When the Wage and Hour officer calls:

a.) Give them a suitable and comfortable place to work. There are many borderline questions that may arise. There is no point in creating any animosity because of discourtesies. In fact, it is advantageous to have records in such orderly condition that it will not be necessary for them to interview many of your employees.

b.) Select a competent person to help them get together the records they need.

c.) Don't be over-friendly. Investigators have strict instructions not to accept free lunches, cigars, etc. Expect them to be an honest and honorable person the same as you want them to feel that you are above cheap chicanery.
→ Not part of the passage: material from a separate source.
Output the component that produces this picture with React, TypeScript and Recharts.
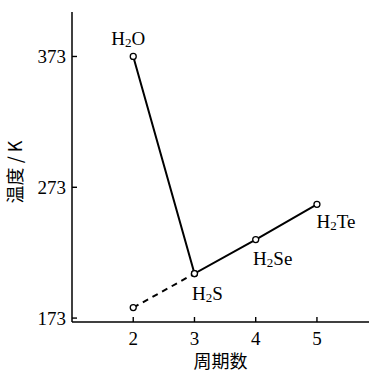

d.) Don't try to tell your employees what to say. It won't work. In the first place, it isn't fair to put your employees in that type of an embarrassing position. Your employee is not in the habit of making false or misleading statements and he certainly doesn't intend to do so when checked by an investigator.

e.) Don't hold back confidential information or records. If you are concerned about your method of computing time and a half because of an incentive plan, bonus, etc., check it in advance and don't wait until the Wage-Hour officer gets into your office.

f.) Before the investigator leaves, find out where you stand. Ask them frankly, upon what points they feel you might be on the borderline of a violation. Get all the information you can and then set up your system so that whether you are there or not, the system will carry through. Get the system correct...then see to it that it is followed.